Toronto-based miner HudBay Minerals on Wednesday announced that it had entered into a metals streaming transaction with Silver Wheaton to help fund construction of its $1.5-billion Constancia copper mine, in Peru.
Under the agreement the streaming company would pay $750-million in upfront deposit payments for all of the gold and silver produced from HudBay’s operating 777 zinc mine, in Canada, as well as all of the silver produced from the Constancia mine once it is operational.
The streaming transaction would be valid until 2016 or the completion of Constancia. HudBay also said its board had approved the the start of construction of the copper mine, which will produce silver and molybdenum as byproducts.
Silver Wheaton will thereafter receive half of all payable gold and all of the silver from 777's remaining mine life, along with all of the payable silver from Constancia over its mine life.
The terms of the transaction also stated that Silver Wheaton would reimburse HudBay $400/oz of gold and $5.90/oz of silver.
The deal is expected to close during the third quarter, upon which $500-million of the upfront payments would be paid. The remaining $250-million would be due in two equal installments, triggered by development milestones at Constancia.
The mine is expected to start production late in 2014, with full production expected to start in the
second quarter of 2015.
"The precious metals stream transaction is a nondilutive source of capital and reflects attractive valuations relative to conventional base metal valuations of Hudbay's gold and silver reserves.
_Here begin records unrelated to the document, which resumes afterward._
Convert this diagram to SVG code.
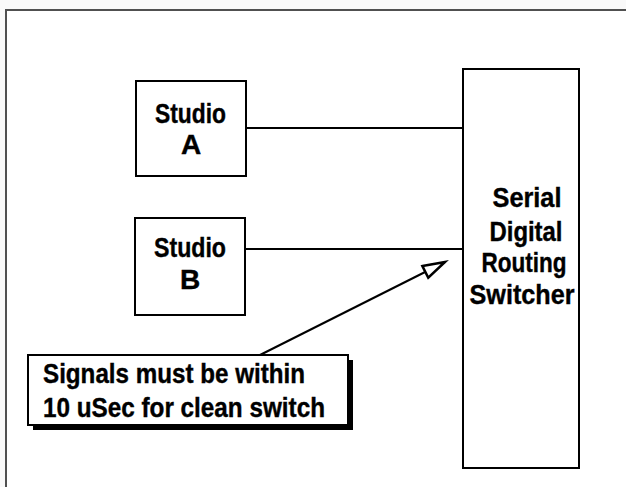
<svg xmlns="http://www.w3.org/2000/svg" width="626" height="487" viewBox="0 0 626 487">
<defs>
<style>
.box{fill:#fff;stroke:#000;stroke-width:2}
.lbl{font-family:"Liberation Sans",Arial,sans-serif;font-weight:bold;font-size:28px;fill:#000;stroke:#000;stroke-width:0.4;text-anchor:middle}
.cl{font-family:"Liberation Sans",Arial,sans-serif;font-weight:bold;font-size:28px;fill:#000;stroke:#000;stroke-width:0.4}
.ln{stroke:#000;stroke-width:2;fill:none}
</style>
<marker id="open" markerUnits="userSpaceOnUse" markerWidth="30" markerHeight="20" refX="24" refY="8" orient="auto" viewBox="0 0 30 16">
<path d="M2,1.5 L24,8 L2,14.5 Z" fill="#fff" stroke="#000" stroke-width="2.5" stroke-linejoin="miter"/>
</marker>
</defs>
<rect x="0" y="0" width="626" height="487" fill="#f9f9f9"/>
<rect x="6" y="10" width="640" height="500" fill="#fff" stroke="#505050" stroke-width="2"/>
<g id="connectors">
<line class="ln" x1="246" y1="128" x2="463" y2="128"/>
<line class="ln" x1="245" y1="249" x2="463" y2="249"/>
<line class="ln" x1="260" y1="355" x2="445" y2="262" marker-end="url(#open)"/>
</g>
<g id="studioA">
<rect class="box" x="136" y="81" width="110" height="95"/>
<text class="lbl" x="190.5" y="123" textLength="71" lengthAdjust="spacingAndGlyphs">Studio</text>
<text class="lbl" x="191" y="154">A</text>
</g>
<g id="studioB">
<rect class="box" x="135" y="218" width="110" height="97"/>
<text class="lbl" x="190" y="257" textLength="72" lengthAdjust="spacingAndGlyphs">Studio</text>
<text class="lbl" x="190" y="289">B</text>
</g>
<g id="switcher">
<rect class="box" x="463" y="69" width="116" height="399"/>
<text class="lbl" x="527" y="207" textLength="69" lengthAdjust="spacingAndGlyphs">Serial</text>
<text class="lbl" x="526" y="241" textLength="73" lengthAdjust="spacingAndGlyphs">Digital</text>
<text class="lbl" x="524" y="272" textLength="85" lengthAdjust="spacingAndGlyphs">Routing</text>
<text class="lbl" x="522" y="304" textLength="105" lengthAdjust="spacingAndGlyphs">Switcher</text>
</g>
<g id="callout">
<rect x="33" y="360" width="320" height="70" fill="#000"/>
<rect class="box" x="28" y="355" width="320" height="70"/>
<text class="cl" x="43" y="383" textLength="262" lengthAdjust="spacingAndGlyphs">Signals must be within</text>
<text class="cl" x="43" y="417" textLength="282" lengthAdjust="spacingAndGlyphs">10 uSec for clean switch</text>
</g>
</svg>
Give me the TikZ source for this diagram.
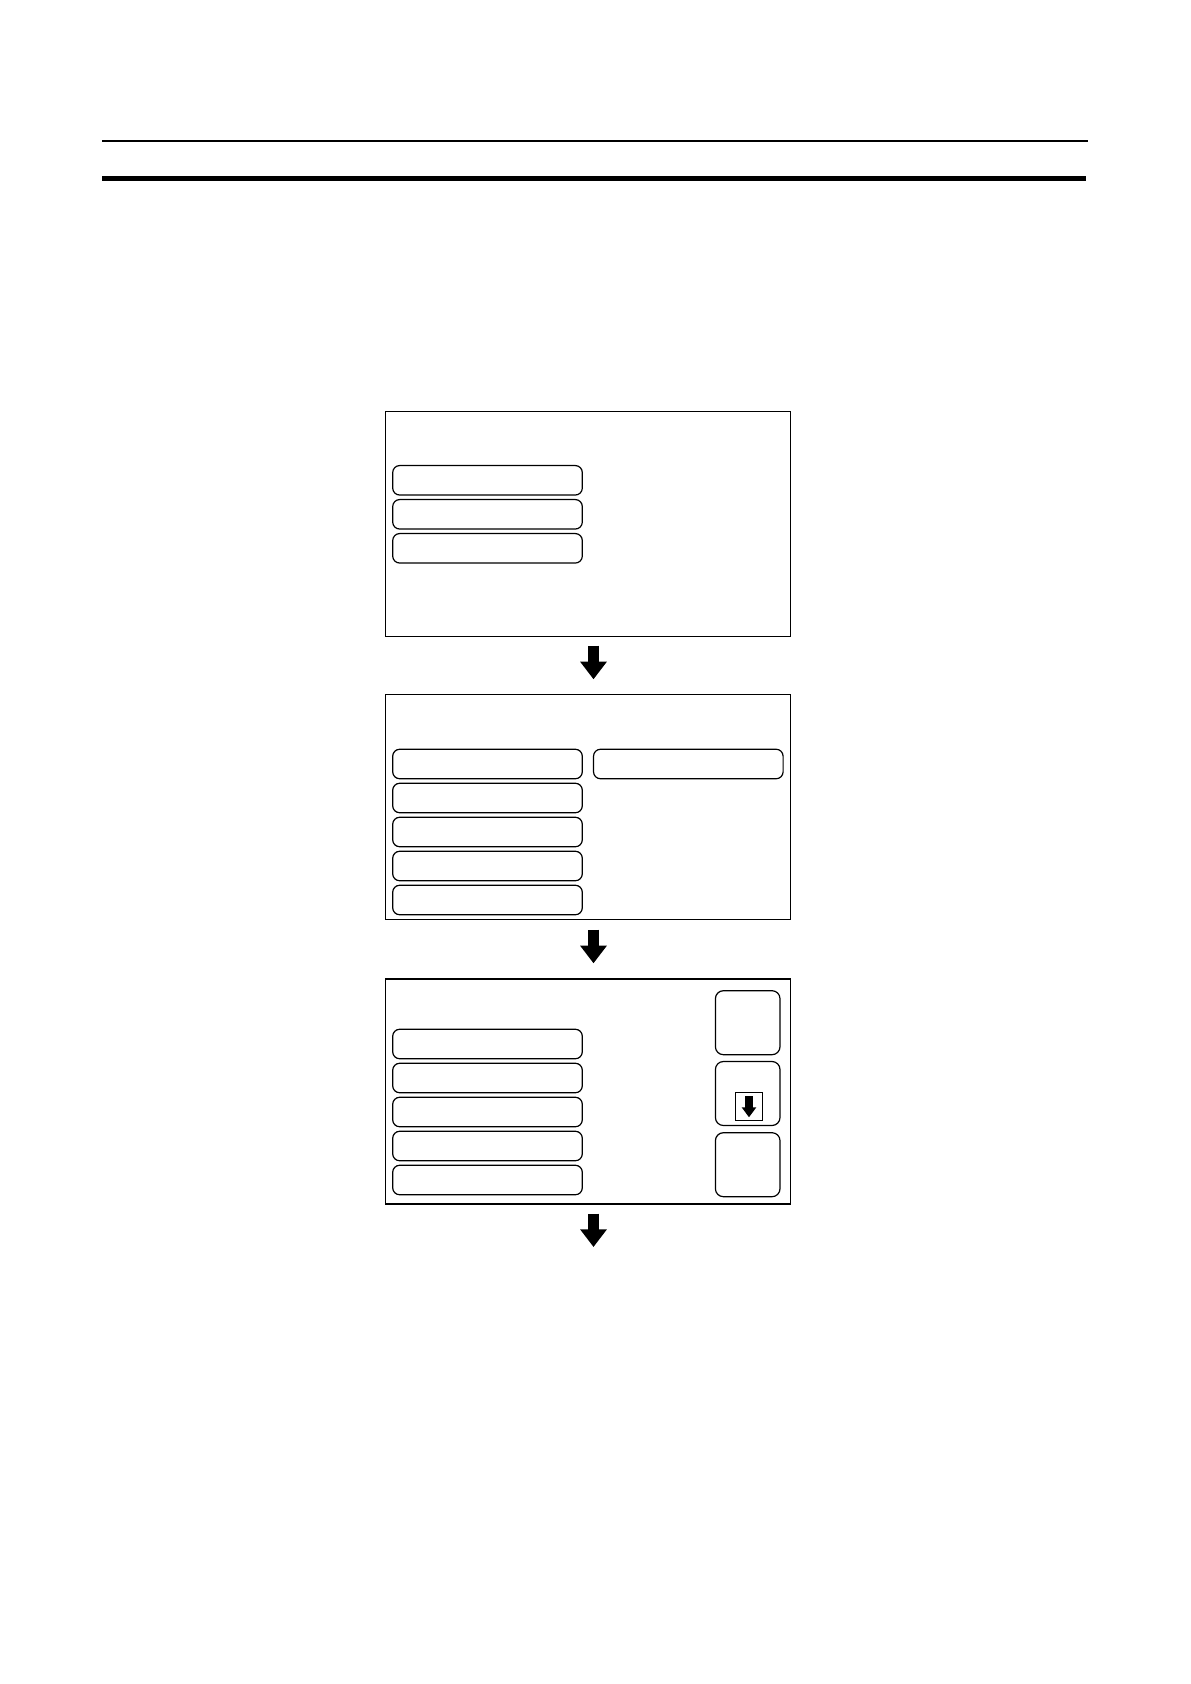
\documentclass[tikz,border=0pt]{standalone}
\usepackage{tikz}
\usetikzlibrary{calc,arrows.meta}

\begin{document}
\begin{tikzpicture}
[x=0.5pt,y=-0.5pt,
 screen/.style={draw,rectangle,line width=0.7pt,inner sep=0pt,minimum width=202.7pt,minimum height=112.5pt},
 key/.style={draw,rectangle,rounded corners=3.5pt,line width=0.6pt,inner sep=0pt,minimum width=94.8pt,minimum height=14.75pt},
 sidekey/.style={draw,rectangle,rounded corners=4pt,line width=0.6pt,inner sep=0pt,minimum width=32.3pt,minimum height=32pt},
 iconbox/.style={draw,rectangle,line width=0.6pt,inner sep=0pt,minimum width=13.7pt,minimum height=14pt},
 bigarrow/.style={line width=5.8pt,-{Triangle[width=12.85pt,length=8.85pt]}},
 smallarrow/.style={line width=3.65pt,-{Triangle[width=7pt,length=5pt]}}]

% page size
\useasboundingbox (0,0) rectangle (1190,1684);

% the rules at the head of the page
\draw[line width=0.85pt] (102,140.7) -- (1087.7,140.7);
\draw[line width=2.35pt] (102,178.4) -- (1085.7,178.4);

% the three screens
\node[screen] (s1) at (588,524) {};
\node[screen] (s2) at (588,807) {};
\node[screen] (s3) at (588,1091.5) {};

% keys of the first screen
\node[key] (s1k1) at (487.5,480.3) {};
\node[key] (s1k2) at (487.5,514.3) {};
\node[key] (s1k3) at (487.5,548.3) {};

% keys of the second screen
\node[key] (s2k1) at (487.5,764) {};
\node[key] (s2k2) at (487.5,798) {};
\node[key] (s2k3) at (487.5,832) {};
\node[key] (s2k4) at (487.5,866) {};
\node[key] (s2k5) at (487.5,900) {};
\node[key] (s2r1) at (688.3,764) {};

% keys of the third screen
\node[key] (s3k1) at (487.5,1044) {};
\node[key] (s3k2) at (487.5,1078) {};
\node[key] (s3k3) at (487.5,1112) {};
\node[key] (s3k4) at (487.5,1146) {};
\node[key] (s3k5) at (487.5,1180) {};
\node[sidekey] (up) at (747.7,1022.7) {};
\node[sidekey] (down) at (747.7,1093.5) {};
\node[sidekey] (ok) at (747.7,1164.7) {};

% the scroll symbol
\node[iconbox] (dn) at (749,1106.3) {};
\draw[smallarrow] ([yshift=-2.2pt]dn.north) -- ([yshift=1.8pt]dn.south);

% the arrows between the screens
\coordinate (end) at (593.5,1247);
\draw[bigarrow] ([xshift=2.75pt,yshift=-4.25pt]s1.south) -- ([xshift=2.75pt,yshift=7.25pt]s2.north);
\draw[bigarrow] ([xshift=2.75pt,yshift=-4.75pt]s2.south) -- ([xshift=2.75pt,yshift=7.5pt]s3.north);
\draw[bigarrow] ([xshift=2.75pt,yshift=-4.5pt]s3.south) -- (end);

\end{tikzpicture}
\end{document}
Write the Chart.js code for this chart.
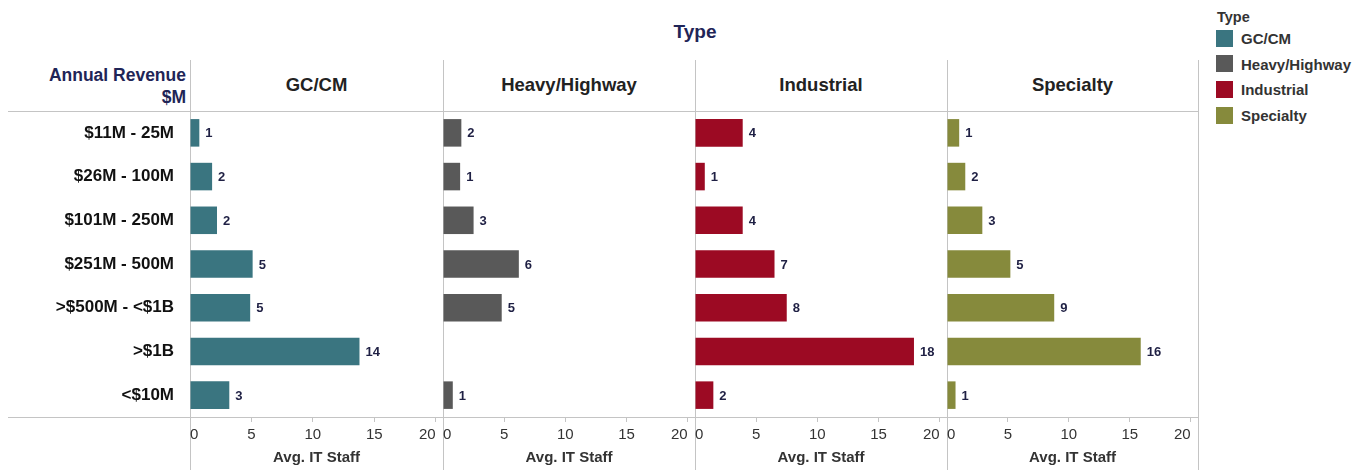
<!DOCTYPE html>
<html>
<head>
<meta charset="utf-8">
<script src="https://cdn.jsdelivr.net/npm/chart.js@4.4.1/dist/chart.umd.min.js"></script>
<style>
body{margin:0;background:#fff;font-family:"Liberation Sans",Arial,sans-serif;}
#wrap{position:relative;width:1366px;height:470px;overflow:hidden;}
.t{position:absolute;white-space:nowrap;transform:translateY(-50%);font-weight:bold;}
.ln{position:absolute;background:#c4c4c4;}
canvas{position:absolute;}
</style>
</head>
<body>
<div id="wrap"></div>
<script>
// Avg. IT staff by annual revenue and contractor type
const categories = ['$11M - 25M','$26M - 100M','$101M - 250M','$251M - 500M','>$500M - <$1B','>$1B','<$10M'];
const types = ['GC/CM','Heavy/Highway','Industrial','Specialty'];
const typeColors = ['#3a7580','#595959','#9c0a23','#868a3c'];

const gcValues         = [0.76, 1.8, 2.2, 5.1, 4.9, 13.8, 3.2];
const heavyValues      = [1.5, 1.4, 2.5, 6.2, 4.8, null, 0.8];
const industrialValues = [3.9, 0.8, 3.9, 6.5, 7.5, 17.9, 1.5];
const specialtyValues  = [1.0, 1.5, 2.9, 5.2, 8.8, 15.9, 0.7];
const seriesValues = [gcValues, heavyValues, industrialValues, specialtyValues];

const xTicks = [0, 5, 10, 15, 20];
const xMax = 20.6;

const FONT = '"Liberation Sans", Arial, sans-serif';
const wrap = document.getElementById('wrap');

// panel edges (px)
const edges = [190, 443, 695, 947, 1198];
const top0 = 111, bottom0 = 417;

function addText(txt, x, y, size, color, align){
  const d = document.createElement('div');
  d.className = 't';
  d.textContent = txt;
  d.style.fontSize = size + 'px';
  d.style.color = color;
  d.style.top = y + 'px';
  if(align === 'right'){ d.style.right = (1366 - x) + 'px'; }
  else if(align === 'center'){ d.style.left = x + 'px'; d.style.transform = 'translate(-50%,-50%)'; }
  else { d.style.left = x + 'px'; }
  wrap.appendChild(d);
}
function addLine(x, y, w, h){
  const d = document.createElement('div');
  d.className = 'ln';
  d.style.left = x + 'px'; d.style.top = y + 'px';
  d.style.width = w + 'px'; d.style.height = h + 'px';
  wrap.appendChild(d);
}

// grid lines of the table
addLine(8, top0, edges[4] - 8, 1);
addLine(8, bottom0, edges[4] - 8, 1);
edges.forEach(x => addLine(x, 60, 1, 410));

// headers
addText('Type', 695, 32, 19, '#1f2557', 'center');
addText('Annual Revenue', 186, 75, 17.5, '#1f2557', 'right');
addText('$M', 186, 97, 17.5, '#1f2557', 'right');
types.forEach((t, i) => addText(t, (edges[i] + edges[i+1]) / 2, 85, 18.5, '#222', 'center'));

// legend
addText('Type', 1217, 17, 14.5, '#333', 'left');
types.forEach((t, i) => {
  const y = 38 + i * 25.7;
  const sw = document.createElement('div');
  sw.style.cssText = `position:absolute;left:1216px;top:${y - 8.5}px;width:17px;height:17px;background:${typeColors[i]};`;
  wrap.appendChild(sw);
  addText(t, 1241, y, 15, '#333', 'left');
});

const valueLabels = {
  id: 'valueLabels',
  afterDatasetsDraw(chart){
    const ctx = chart.ctx;
    const ds = chart.data.datasets[0];
    const meta = chart.getDatasetMeta(0);
    ctx.save();
    ctx.font = 'bold 13px ' + FONT;
    ctx.fillStyle = '#1f2044';
    ctx.textBaseline = 'middle';
    meta.data.forEach((bar, i) => {
      const v = ds.data[i];
      if(v === null || v === undefined) return;
      ctx.fillText(String(Math.round(v)), bar.x + 6, bar.y + 1);
    });
    ctx.restore();
  }
};

function makePanel(i){
  const first = i === 0;
  const left = first ? 0 : edges[i];
  const width = edges[i+1] - left;
  const cv = document.createElement('canvas');
  cv.width = width; cv.height = 470 - top0;
  cv.style.left = left + 'px'; cv.style.top = top0 + 'px';
  cv.style.width = width + 'px'; cv.style.height = (470 - top0) + 'px';
  wrap.appendChild(cv);

  new Chart(cv.getContext('2d'), {
    type: 'bar',
    data: {
      labels: categories,
      datasets: [{
        label: types[i],
        data: seriesValues[i],
        backgroundColor: typeColors[i],
        barPercentage: 0.63,
        categoryPercentage: 1
      }]
    },
    options: {
      indexAxis: 'y',
      responsive: false,
      animation: false,
      layout: { padding: 0 },
      plugins: { legend: { display: false }, tooltip: { enabled: false } },
      scales: {
        x: {
          min: 0, max: xMax,
          afterBuildTicks: s => { s.ticks = xTicks.map(v => ({ value: v })); },
          afterFit: s => { s.height = 470 - bottom0; s.paddingLeft = 0; s.paddingRight = 0; },
          border: { display: false },
          grid: { drawOnChartArea: false, drawTicks: true, tickLength: 5, color: '#c4c4c4' },
          ticks: { align: 'inner', padding: 4, color: '#333', font: { family: FONT, size: 15 }, maxRotation: 0 },
          title: { display: true, text: 'Avg. IT Staff', color: '#333', padding: { top: 0, bottom: 3 },
                   font: { family: FONT, size: 15, weight: 'bold' } }
        },
        y: {
          display: first,
          afterFit: s => { s.width = first ? edges[0] : 0; s.paddingTop = 0; s.paddingBottom = 0; },
          border: { display: false },
          grid: { display: false },
          ticks: { padding: 8, color: '#111', font: { family: FONT, size: 17, weight: 'bold' } }
        }
      }
    },
    plugins: [valueLabels]
  });
}

types.forEach((t, i) => makePanel(i));
</script>
</body>
</html>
“This transaction provides immediate cash flow, is accretive on all short- and long-term metrics, and maintains our policy of investing in low-cost, high-quality assets. It also solidifies one of the strongest growth profiles in the precious metals industry," HudBay CEO David Garofalo told an investor and analyst conference call.
“Hudbay has a history of mining success spanning decades, and as flagships in their asset portfolio, we are confident that 777 and Constancia will deliver significant long-term value to both groups of shareholders,” Silver Wheaton CEO Randy Smallwood said.
Further, Hudbay was also arranging a $600-million, four-year credit facility with a syndicate of Canadian and international banks comprising a $400-million term loan and a $200-million revolving credit facility to help fund its significant development projects.
These include the Lalor and Reed projects, in Canada, as well as Constancia, which Hudbay expected to fund with a combination of $710-million in cash on hand, operating cash flow and the funds received under the stream transaction and credit facility.
Silver Wheaton’s stock rose 4.88% on Wednesday to trade at C$30.08 apiece, and HudBay stocks traded down 1.22 % at C$8.91, both companies listed on the Toronto-bourse.